Which of these assertions is the less plausible?
1. Representative Randy Neugebauer of Texas wasn’t aiming at Representative Bart Stupak when he interrupted Mr. Stupak’s floor speech during the closing hours of the health care debate by yelling “baby killer.” (Mr. Neugebauer said his target was the bill, not his colleague from Michigan, who had accepted a fig leaf of a compromise on the bill’s anti-abortion stance.)
2. The Supreme Court will find the new health care legislation unconstitutional.
In my book, these two propositions are running neck and neck into the realm of fantasy.
Fourteen state attorneys general — 13 in a coalition led by Bill McCollum of Florida and one, Kenneth T. Cuccinelli II of Virginia, going it alone — filed lawsuits this week asking federal judges to declare the new Patient Protection and Affordable Health Care Act unconstitutional. The plaintiffs do not exactly mince words. The new law violates “the core constitutional principle of federalism upon which this nation was founded,” the Florida complaint declares. It is “contrary to the foundational assumptions of the constitutional compact,” Virginia claims.

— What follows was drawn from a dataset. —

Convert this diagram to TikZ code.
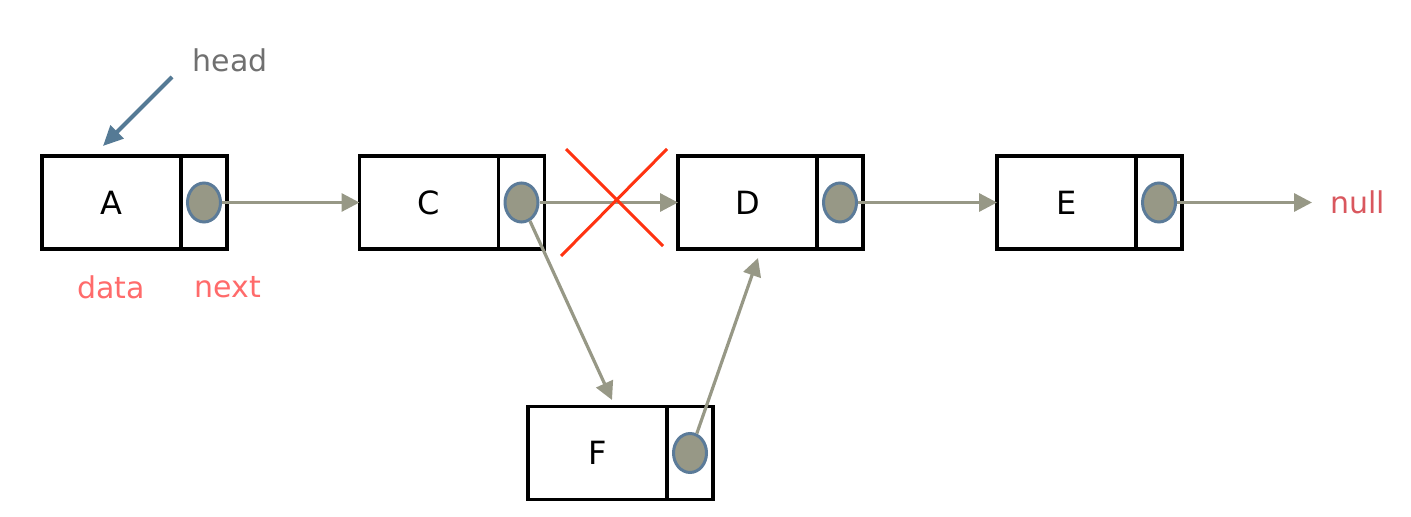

The Web is filled with commentary and debate over the merits of the states’ arguments that the new law exceeds Congress’s authority to regulate interstate commerce and violates the 10th Amendment’s protection for state sovereignty.
Interesting theoretical questions, to be sure. But the only real question is whether any of these arguments will find a warm reception from at least five Supreme Court justices. The answer, almost certainly, is no.